How to Get What You Want from Anyone
"Once I saw how hard it was for them to communicate with each other," says Artise, "it became clear that we needed to learn to recognize and even speak in each other's styles if we ever wanted to get what we needed at work and in life—cooperation." Success, Artise explains, isn't a matter of Sensors hiring only Sensors, or Intuitors working only with Intuitors. It depends on recognizing what is necessary for each person to do his best.
I took the assessment test. I came out a Feeler, and thought I was stuck there but found out that under different circumstances, we shift into other communication styles. Under stress my Thinker takes over. That's good news because the Thinker is clear and logical—balancing my emotional Feeler tendencies. Artise says that other people under stress might slip into Sensor mode. You know what I'm talking about: You walk into a meeting with your boss, and he makes you feel as if the clock is ticking before you've even opened your mouth. Sensors are very efficient, but when pressed, they become abrupt. The best way to drive a stressed-out Sensor crazy is to throw an Intuitor in her path—someone who is abstract, idealistic, and can take a while to get to the point. On the other hand, an overwhelmed Sensor can appreciate Thinkers and their habit of sticking strictly to the facts.
Artise explained that each type has its good and bad traits. As I read the list of characteristics for a Feeler, I was a bit pleased with myself: They're empathetic, concerned about others, they like to help people solve their problems. But when stretched, Feelers can be manipulative, impulsive; they can overpersonalize, become too subjective, and stir up conflict. I felt the sting that only recognition brings. Fortunately, Artise says Feelers are the most interested in making changes and the most willing.
My next task was to put this new knowledge into practice and try to get the cooperation I was hoping for. I messed up a lot, and my days were punctuated by phone calls to Artise, before things started to improve at work.

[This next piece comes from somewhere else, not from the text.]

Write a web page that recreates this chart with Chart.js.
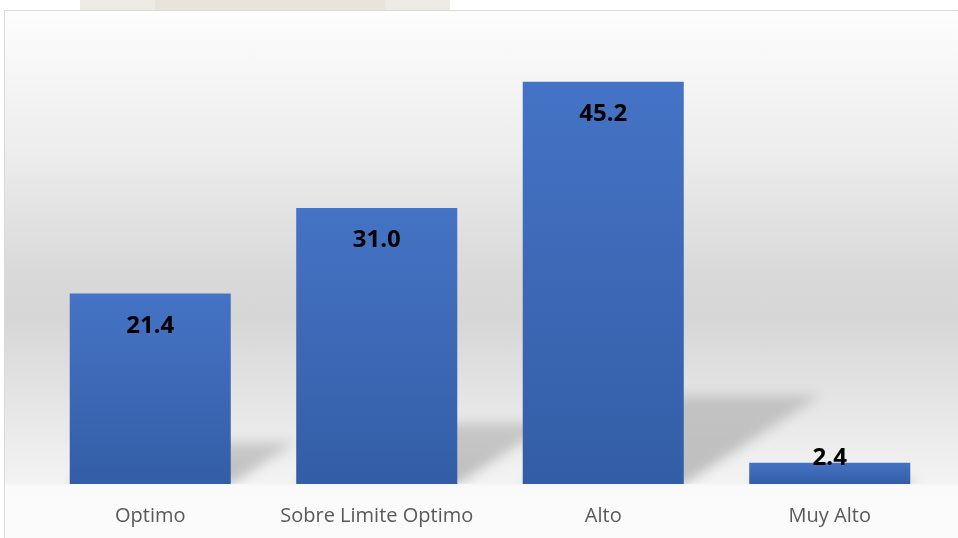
<!DOCTYPE html>
<html>
<head>
<meta charset="utf-8">
<script src="https://cdn.jsdelivr.net/npm/chart.js@4.4.1/dist/chart.umd.min.js"></script>
<style>
  html, body { margin: 0; padding: 0; background: #ffffff; }
  body { width: 958px; height: 538px; position: relative; overflow: hidden; }
  .marca { position: absolute; left: 80px; top: 0; width: 370px; height: 10px; background: #ecebe4; }
  .marca2 { position: absolute; left: 155px; top: 0; width: 230px; height: 10px; background: #e6e4db; }
  .panel {
    position: absolute; left: 4px; top: 10px; width: 953px; height: 527px;
    border-top: 1px solid #d9d9d9; border-left: 1px solid #d9d9d9;
    background: linear-gradient(to bottom,
      #fdfdfd 0%, #eeeeee 25%, #d9d9d9 50%, #d6d6d6 58%,
      #e6e6e6 75%, #f3f3f3 89.5%, #fafafa 90.2%, #fbfbfb 100%);
  }
  canvas { display: block; }
</style>
</head>
<body>
<div class="marca"></div>
<div class="marca2"></div>
<div class="panel">
  <canvas id="grafico" width="953" height="527"></canvas>
</div>
<script>
const categorias = ['Optimo', 'Sobre Limite Optimo', 'Alto', 'Muy Alto'];
const porcentajes = [21.4, 31.0, 45.2, 2.4];
const ejeMin = 0;
const ejeMax = 50;

// sombra en perspectiva que proyecta cada barra sobre el fondo
const sombraBarras = {
  id: 'sombraBarras',
  beforeDatasetsDraw(chart) {
    const ctx = chart.ctx;
    const area = chart.chartArea;
    ctx.save();
    ctx.beginPath();
    ctx.rect(area.left, area.top - 20, area.right - area.left + 20, area.bottom - area.top + 20);
    ctx.clip();
    ctx.filter = 'blur(6px)';
    chart.getDatasetMeta(0).data.forEach(bar => {
      const h = bar.base - bar.y;
      const w = bar.width;
      const dx = h * 0.34;
      const dy = h * 0.22;
      const g = ctx.createLinearGradient(0, bar.base, 0, bar.base - dy - 1);
      g.addColorStop(0, 'rgba(0,0,0,0.22)');
      g.addColorStop(1, 'rgba(0,0,0,0.14)');
      ctx.fillStyle = g;
      ctx.beginPath();
      ctx.moveTo(bar.x - w / 2, bar.base);
      ctx.lineTo(bar.x - w / 2 + dx, bar.base - dy);
      ctx.lineTo(bar.x + w / 2 + dx, bar.base - dy);
      ctx.lineTo(bar.x + w / 2, bar.base);
      ctx.closePath();
      ctx.fill();
    });
    ctx.restore();
  }
};

// etiqueta de valor dentro del extremo de cada barra
const etiquetasValor = {
  id: 'etiquetasValor',
  afterDatasetsDraw(chart) {
    const ctx = chart.ctx;
    ctx.save();
    ctx.font = 'bold 24px "Open Sans"';
    ctx.fillStyle = '#000000';
    ctx.textAlign = 'center';
    ctx.textBaseline = 'alphabetic';
    chart.getDatasetMeta(0).data.forEach((bar, i) => {
      const y = Math.min(bar.y + 39, bar.base - 19);
      ctx.fillText(porcentajes[i].toFixed(1), bar.x, y);
    });
    ctx.restore();
  }
};

new Chart(document.getElementById('grafico'), {
  type: 'bar',
  data: {
    labels: categorias,
    datasets: [{
      data: porcentajes,
      backgroundColor(context) {
        const chart = context.chart;
        const y = chart.scales.y;
        if (!y || typeof context.raw !== 'number') return '#4472c4';
        const top = y.getPixelForValue(context.raw);
        const base = y.getPixelForValue(0);
        if (!isFinite(top) || !isFinite(base) || top === base) return '#4472c4';
        const g = chart.ctx.createLinearGradient(0, top, 0, base);
        g.addColorStop(0, '#4573c5');
        g.addColorStop(1, '#335da6');
        return g;
      },
      borderWidth: 0,
      barPercentage: 0.711,
      categoryPercentage: 1
    }]
  },
  options: {
    responsive: false,
    animation: false,
    layout: { padding: { left: 32, right: 15, top: 28, bottom: 0 } },
    plugins: {
      legend: { display: false },
      tooltip: { enabled: false }
    },
    scales: {
      x: {
        grid: { display: false, drawTicks: false },
        border: { display: false },
        ticks: {
          color: '#595959',
          padding: 20,
          font: { family: 'Open Sans', size: 20 }
        },
        afterFit(scale) { scale.height = 54; }
      },
      y: {
        display: false,
        min: ejeMin,
        max: ejeMax
      }
    }
  },
  plugins: [sombraBarras, etiquetasValor]
});
</script>
</body>
</html>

"I'm getting stonewalled by H."
"Don't forget he's a Feeler," Artise replied. "End every e-mail with a question he can answer. It'll make him feel good about himself and good about working with you. Every chance you get, remind him he's great, and you just couldn't function without him. Feelers love that." Indeed H did. After a few interactions using Artise's techniques, H said yes so quickly to my requests, it made my chair spin.
"I'm getting nothing but impatience and dismissiveness from R."
"She's in Sensor mode," Artise said. "Give her what she needs to do the work. Go in prepared with what you're going to say. Then get out fast." Soon, whenever I needed information from R, if she took more than an hour to get it to me, she included an apology.
"G starts every sentence midthought, and I have trouble understanding him. He gets irritated when I ask questions."
"He's an off-the-charts Intuitor. He thinks what's in his brain is also in yours. Let him speak for a while and then ask your questions. He'll feel he's had a chance to be heard, and you can locate yourself in his thinking process. Let him know that you love his ideas and want to know more—you're just having trouble absorbing them so quickly." This person became a treasured mentor.
I felt a bit manipulative using these techniques, until one day the veil lifted: I was giving people what they needed to feel safe working with me. They were happier and that thought made me happy. The method had fallen away.